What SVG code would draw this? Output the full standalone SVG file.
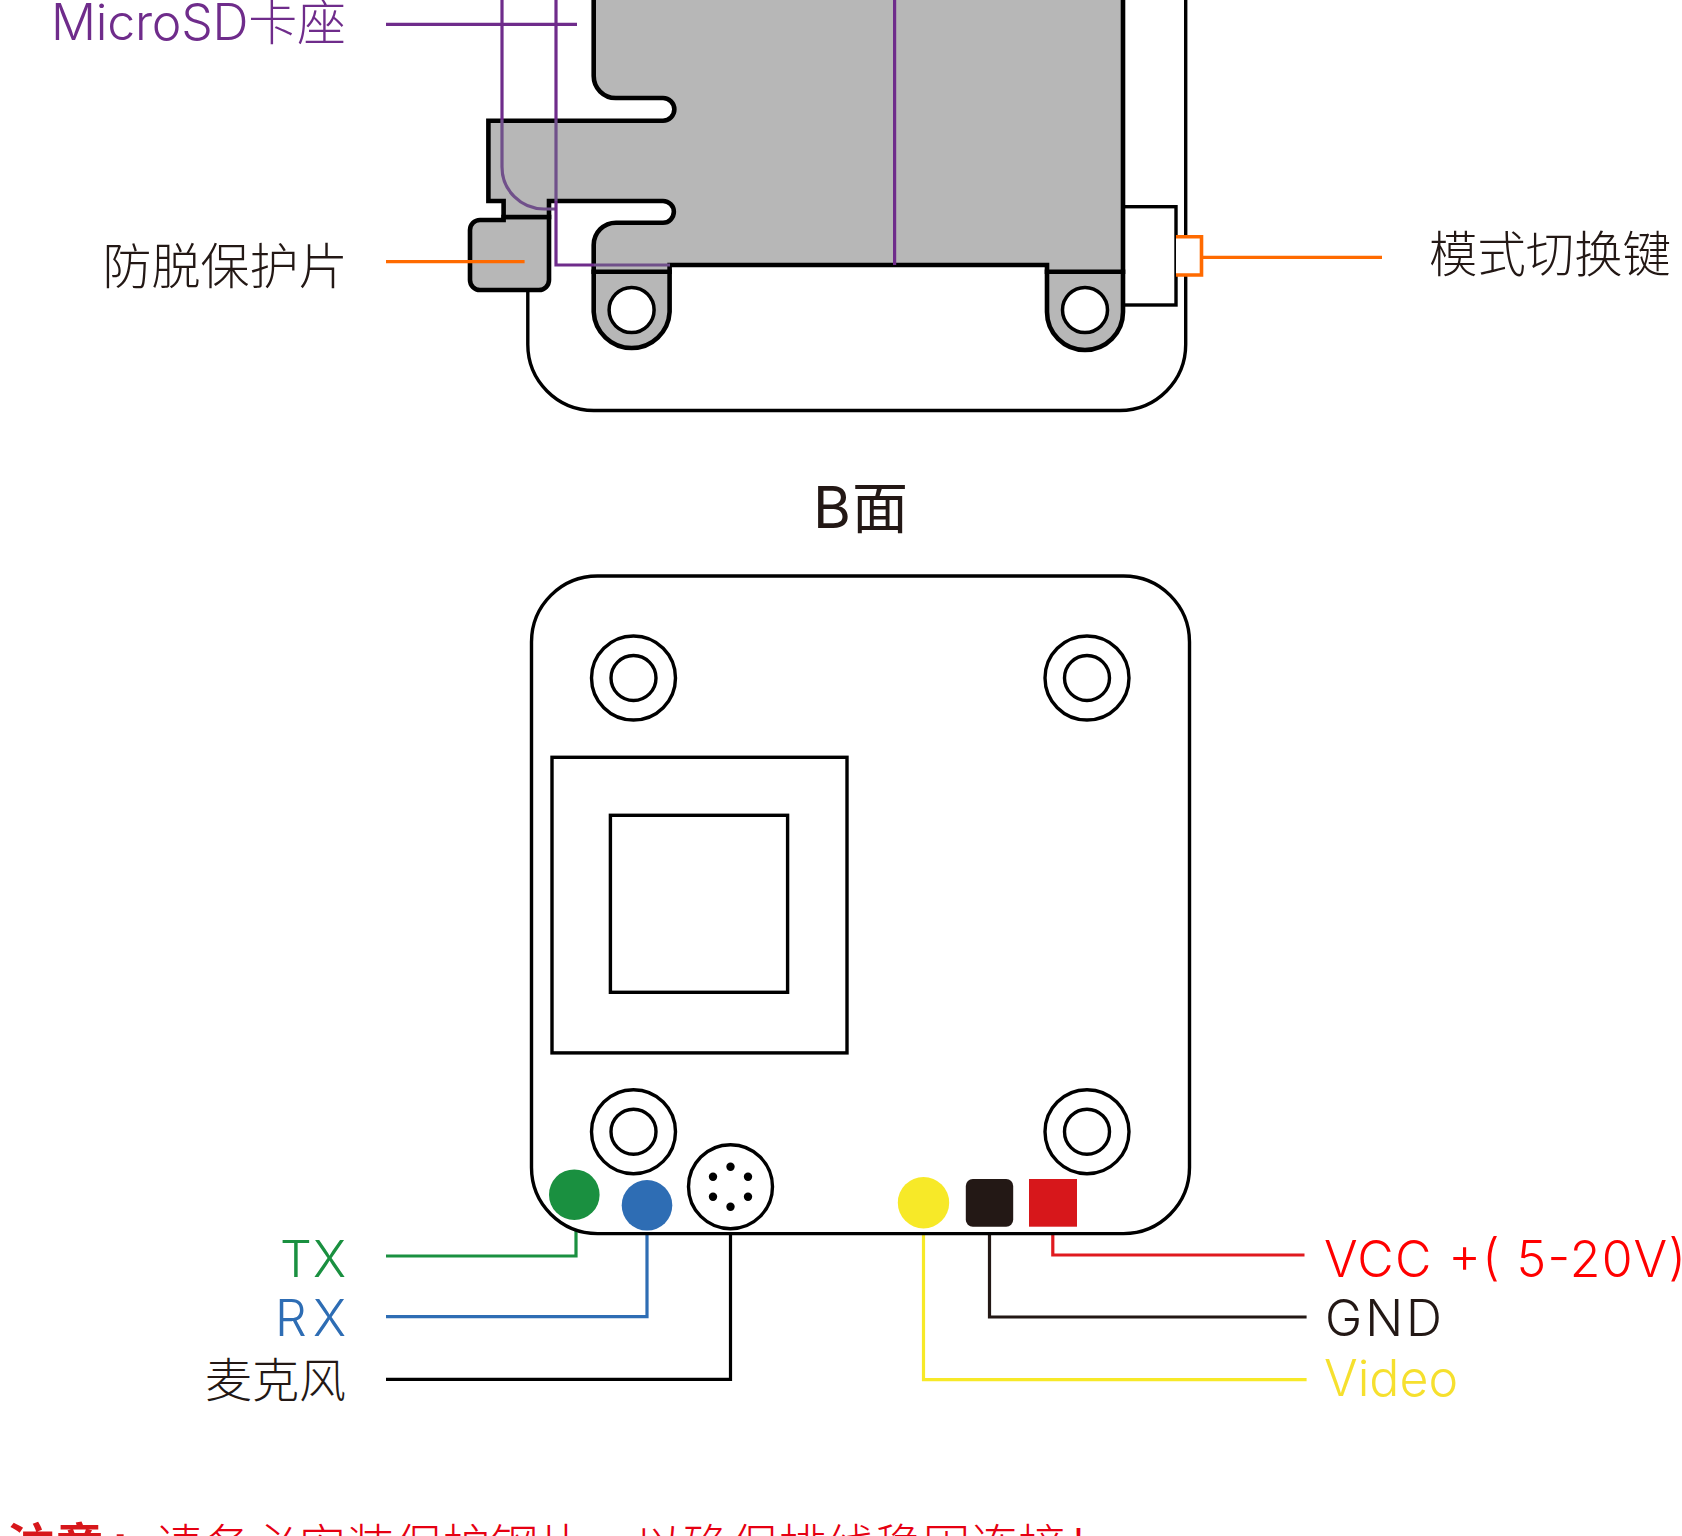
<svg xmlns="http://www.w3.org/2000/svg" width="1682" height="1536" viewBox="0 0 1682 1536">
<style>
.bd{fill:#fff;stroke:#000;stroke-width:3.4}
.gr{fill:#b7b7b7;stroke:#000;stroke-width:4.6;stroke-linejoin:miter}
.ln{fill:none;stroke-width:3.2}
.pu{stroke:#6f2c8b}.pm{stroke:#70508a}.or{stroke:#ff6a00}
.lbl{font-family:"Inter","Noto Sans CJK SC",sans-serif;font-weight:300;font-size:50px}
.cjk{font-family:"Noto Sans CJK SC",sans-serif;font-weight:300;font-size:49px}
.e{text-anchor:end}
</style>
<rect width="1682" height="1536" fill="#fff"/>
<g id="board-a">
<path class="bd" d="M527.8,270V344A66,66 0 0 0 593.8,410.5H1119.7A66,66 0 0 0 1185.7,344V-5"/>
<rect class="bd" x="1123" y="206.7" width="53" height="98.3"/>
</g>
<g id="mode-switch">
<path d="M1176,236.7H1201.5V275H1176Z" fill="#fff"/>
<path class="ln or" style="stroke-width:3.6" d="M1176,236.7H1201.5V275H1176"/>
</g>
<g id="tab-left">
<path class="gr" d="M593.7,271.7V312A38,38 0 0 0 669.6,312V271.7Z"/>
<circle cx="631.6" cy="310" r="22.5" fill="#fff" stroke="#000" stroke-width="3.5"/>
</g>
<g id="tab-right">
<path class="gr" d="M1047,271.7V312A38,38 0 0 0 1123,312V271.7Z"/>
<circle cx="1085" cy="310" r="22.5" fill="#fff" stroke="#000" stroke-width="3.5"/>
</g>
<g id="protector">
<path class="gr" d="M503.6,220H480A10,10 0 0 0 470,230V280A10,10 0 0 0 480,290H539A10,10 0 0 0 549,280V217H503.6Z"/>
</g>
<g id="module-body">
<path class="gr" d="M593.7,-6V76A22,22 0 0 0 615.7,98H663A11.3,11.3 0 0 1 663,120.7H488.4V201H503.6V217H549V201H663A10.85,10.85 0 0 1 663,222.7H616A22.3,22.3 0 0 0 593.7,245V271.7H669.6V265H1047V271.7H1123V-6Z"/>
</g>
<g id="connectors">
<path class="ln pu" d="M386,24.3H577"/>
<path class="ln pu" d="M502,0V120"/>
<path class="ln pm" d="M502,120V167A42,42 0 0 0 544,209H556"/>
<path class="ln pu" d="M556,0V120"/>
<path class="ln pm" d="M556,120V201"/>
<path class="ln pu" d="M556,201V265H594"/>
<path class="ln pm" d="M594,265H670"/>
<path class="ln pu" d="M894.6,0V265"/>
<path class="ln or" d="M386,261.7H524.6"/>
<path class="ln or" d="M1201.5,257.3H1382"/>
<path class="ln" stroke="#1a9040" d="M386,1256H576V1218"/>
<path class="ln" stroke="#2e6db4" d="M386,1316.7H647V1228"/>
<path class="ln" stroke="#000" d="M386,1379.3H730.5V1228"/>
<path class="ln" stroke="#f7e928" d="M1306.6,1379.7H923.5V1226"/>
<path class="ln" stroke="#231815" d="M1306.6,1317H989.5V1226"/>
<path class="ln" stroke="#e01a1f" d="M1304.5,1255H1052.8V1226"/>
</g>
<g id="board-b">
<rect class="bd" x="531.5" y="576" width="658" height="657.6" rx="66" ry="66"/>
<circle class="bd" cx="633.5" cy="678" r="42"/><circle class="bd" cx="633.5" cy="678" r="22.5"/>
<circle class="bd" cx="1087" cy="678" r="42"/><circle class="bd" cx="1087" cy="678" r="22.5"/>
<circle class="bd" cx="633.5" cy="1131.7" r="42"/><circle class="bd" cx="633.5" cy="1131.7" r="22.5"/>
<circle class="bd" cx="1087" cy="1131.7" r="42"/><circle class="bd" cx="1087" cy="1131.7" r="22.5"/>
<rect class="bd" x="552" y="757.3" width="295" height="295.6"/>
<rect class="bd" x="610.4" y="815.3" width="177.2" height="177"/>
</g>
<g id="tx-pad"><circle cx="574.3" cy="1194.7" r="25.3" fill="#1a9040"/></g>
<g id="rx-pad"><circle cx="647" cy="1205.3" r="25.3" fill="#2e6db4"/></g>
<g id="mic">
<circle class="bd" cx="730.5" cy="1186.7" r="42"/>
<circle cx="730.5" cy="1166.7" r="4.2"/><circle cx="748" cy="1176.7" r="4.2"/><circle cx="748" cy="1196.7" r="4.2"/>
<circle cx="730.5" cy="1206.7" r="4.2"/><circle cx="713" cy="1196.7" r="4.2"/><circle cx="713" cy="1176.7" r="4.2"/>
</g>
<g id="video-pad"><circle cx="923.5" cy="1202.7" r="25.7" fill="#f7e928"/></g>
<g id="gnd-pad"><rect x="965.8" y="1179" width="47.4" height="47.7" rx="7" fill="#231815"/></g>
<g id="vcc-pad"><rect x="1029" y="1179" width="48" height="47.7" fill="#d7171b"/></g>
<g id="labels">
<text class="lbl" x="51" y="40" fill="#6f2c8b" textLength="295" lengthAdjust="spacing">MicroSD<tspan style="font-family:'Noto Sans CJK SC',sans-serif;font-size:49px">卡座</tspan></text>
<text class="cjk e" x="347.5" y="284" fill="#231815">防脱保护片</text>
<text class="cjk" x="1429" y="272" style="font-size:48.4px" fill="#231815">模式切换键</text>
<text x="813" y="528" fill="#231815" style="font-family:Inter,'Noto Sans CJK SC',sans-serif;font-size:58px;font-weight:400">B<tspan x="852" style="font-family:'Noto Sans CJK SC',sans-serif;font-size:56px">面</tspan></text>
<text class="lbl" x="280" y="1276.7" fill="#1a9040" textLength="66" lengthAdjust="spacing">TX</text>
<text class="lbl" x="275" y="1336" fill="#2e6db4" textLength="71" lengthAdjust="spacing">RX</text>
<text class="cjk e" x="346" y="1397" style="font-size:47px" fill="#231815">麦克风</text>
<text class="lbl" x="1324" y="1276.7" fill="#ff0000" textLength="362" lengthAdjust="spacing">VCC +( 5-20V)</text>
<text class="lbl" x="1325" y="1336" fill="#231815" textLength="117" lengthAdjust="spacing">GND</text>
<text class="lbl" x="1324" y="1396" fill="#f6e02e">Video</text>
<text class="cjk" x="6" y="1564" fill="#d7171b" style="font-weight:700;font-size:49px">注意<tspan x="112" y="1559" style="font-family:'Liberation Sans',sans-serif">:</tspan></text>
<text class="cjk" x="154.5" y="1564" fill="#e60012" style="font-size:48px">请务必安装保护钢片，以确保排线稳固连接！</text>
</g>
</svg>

SET PROBLEM —
Write out each line of the data exactly; the images should be left out.

RESPONSE —
What SVG code would draw this? Output the full standalone SVG file.
<svg xmlns="http://www.w3.org/2000/svg" width="1682" height="1536" viewBox="0 0 1682 1536">
<style>
.bd{fill:#fff;stroke:#000;stroke-width:3.4}
.gr{fill:#b7b7b7;stroke:#000;stroke-width:4.6;stroke-linejoin:miter}
.ln{fill:none;stroke-width:3.2}
.pu{stroke:#6f2c8b}.pm{stroke:#70508a}.or{stroke:#ff6a00}
.lbl{font-family:"Inter","Noto Sans CJK SC",sans-serif;font-weight:300;font-size:50px}
.cjk{font-family:"Noto Sans CJK SC",sans-serif;font-weight:300;font-size:49px}
.e{text-anchor:end}
</style>
<rect width="1682" height="1536" fill="#fff"/>
<g id="board-a">
<path class="bd" d="M527.8,270V344A66,66 0 0 0 593.8,410.5H1119.7A66,66 0 0 0 1185.7,344V-5"/>
<rect class="bd" x="1123" y="206.7" width="53" height="98.3"/>
</g>
<g id="mode-switch">
<path d="M1176,236.7H1201.5V275H1176Z" fill="#fff"/>
<path class="ln or" style="stroke-width:3.6" d="M1176,236.7H1201.5V275H1176"/>
</g>
<g id="tab-left">
<path class="gr" d="M593.7,271.7V312A38,38 0 0 0 669.6,312V271.7Z"/>
<circle cx="631.6" cy="310" r="22.5" fill="#fff" stroke="#000" stroke-width="3.5"/>
</g>
<g id="tab-right">
<path class="gr" d="M1047,271.7V312A38,38 0 0 0 1123,312V271.7Z"/>
<circle cx="1085" cy="310" r="22.5" fill="#fff" stroke="#000" stroke-width="3.5"/>
</g>
<g id="protector">
<path class="gr" d="M503.6,220H480A10,10 0 0 0 470,230V280A10,10 0 0 0 480,290H539A10,10 0 0 0 549,280V217H503.6Z"/>
</g>
<g id="module-body">
<path class="gr" d="M593.7,-6V76A22,22 0 0 0 615.7,98H663A11.3,11.3 0 0 1 663,120.7H488.4V201H503.6V217H549V201H663A10.85,10.85 0 0 1 663,222.7H616A22.3,22.3 0 0 0 593.7,245V271.7H669.6V265H1047V271.7H1123V-6Z"/>
</g>
<g id="connectors">
<path class="ln pu" d="M386,24.3H577"/>
<path class="ln pu" d="M502,0V120"/>
<path class="ln pm" d="M502,120V167A42,42 0 0 0 544,209H556"/>
<path class="ln pu" d="M556,0V120"/>
<path class="ln pm" d="M556,120V201"/>
<path class="ln pu" d="M556,201V265H594"/>
<path class="ln pm" d="M594,265H670"/>
<path class="ln pu" d="M894.6,0V265"/>
<path class="ln or" d="M386,261.7H524.6"/>
<path class="ln or" d="M1201.5,257.3H1382"/>
<path class="ln" stroke="#1a9040" d="M386,1256H576V1218"/>
<path class="ln" stroke="#2e6db4" d="M386,1316.7H647V1228"/>
<path class="ln" stroke="#000" d="M386,1379.3H730.5V1228"/>
<path class="ln" stroke="#f7e928" d="M1306.6,1379.7H923.5V1226"/>
<path class="ln" stroke="#231815" d="M1306.6,1317H989.5V1226"/>
<path class="ln" stroke="#e01a1f" d="M1304.5,1255H1052.8V1226"/>
</g>
<g id="board-b">
<rect class="bd" x="531.5" y="576" width="658" height="657.6" rx="66" ry="66"/>
<circle class="bd" cx="633.5" cy="678" r="42"/><circle class="bd" cx="633.5" cy="678" r="22.5"/>
<circle class="bd" cx="1087" cy="678" r="42"/><circle class="bd" cx="1087" cy="678" r="22.5"/>
<circle class="bd" cx="633.5" cy="1131.7" r="42"/><circle class="bd" cx="633.5" cy="1131.7" r="22.5"/>
<circle class="bd" cx="1087" cy="1131.7" r="42"/><circle class="bd" cx="1087" cy="1131.7" r="22.5"/>
<rect class="bd" x="552" y="757.3" width="295" height="295.6"/>
<rect class="bd" x="610.4" y="815.3" width="177.2" height="177"/>
</g>
<g id="tx-pad"><circle cx="574.3" cy="1194.7" r="25.3" fill="#1a9040"/></g>
<g id="rx-pad"><circle cx="647" cy="1205.3" r="25.3" fill="#2e6db4"/></g>
<g id="mic">
<circle class="bd" cx="730.5" cy="1186.7" r="42"/>
<circle cx="730.5" cy="1166.7" r="4.2"/><circle cx="748" cy="1176.7" r="4.2"/><circle cx="748" cy="1196.7" r="4.2"/>
<circle cx="730.5" cy="1206.7" r="4.2"/><circle cx="713" cy="1196.7" r="4.2"/><circle cx="713" cy="1176.7" r="4.2"/>
</g>
<g id="video-pad"><circle cx="923.5" cy="1202.7" r="25.7" fill="#f7e928"/></g>
<g id="gnd-pad"><rect x="965.8" y="1179" width="47.4" height="47.7" rx="7" fill="#231815"/></g>
<g id="vcc-pad"><rect x="1029" y="1179" width="48" height="47.7" fill="#d7171b"/></g>
<g id="labels">
<text class="lbl" x="51" y="40" fill="#6f2c8b" textLength="295" lengthAdjust="spacing">MicroSD<tspan style="font-family:'Noto Sans CJK SC',sans-serif;font-size:49px">卡座</tspan></text>
<text class="cjk e" x="347.5" y="284" fill="#231815">防脱保护片</text>
<text class="cjk" x="1429" y="272" style="font-size:48.4px" fill="#231815">模式切换键</text>
<text x="813" y="528" fill="#231815" style="font-family:Inter,'Noto Sans CJK SC',sans-serif;font-size:58px;font-weight:400">B<tspan x="852" style="font-family:'Noto Sans CJK SC',sans-serif;font-size:56px">面</tspan></text>
<text class="lbl" x="280" y="1276.7" fill="#1a9040" textLength="66" lengthAdjust="spacing">TX</text>
<text class="lbl" x="275" y="1336" fill="#2e6db4" textLength="71" lengthAdjust="spacing">RX</text>
<text class="cjk e" x="346" y="1397" style="font-size:47px" fill="#231815">麦克风</text>
<text class="lbl" x="1324" y="1276.7" fill="#ff0000" textLength="362" lengthAdjust="spacing">VCC +( 5-20V)</text>
<text class="lbl" x="1325" y="1336" fill="#231815" textLength="117" lengthAdjust="spacing">GND</text>
<text class="lbl" x="1324" y="1396" fill="#f6e02e">Video</text>
<text class="cjk" x="6" y="1564" fill="#d7171b" style="font-weight:700;font-size:49px">注意<tspan x="112" y="1559" style="font-family:'Liberation Sans',sans-serif">:</tspan></text>
<text class="cjk" x="154.5" y="1564" fill="#e60012" style="font-size:48px">请务必安装保护钢片，以确保排线稳固连接！</text>
</g>
</svg>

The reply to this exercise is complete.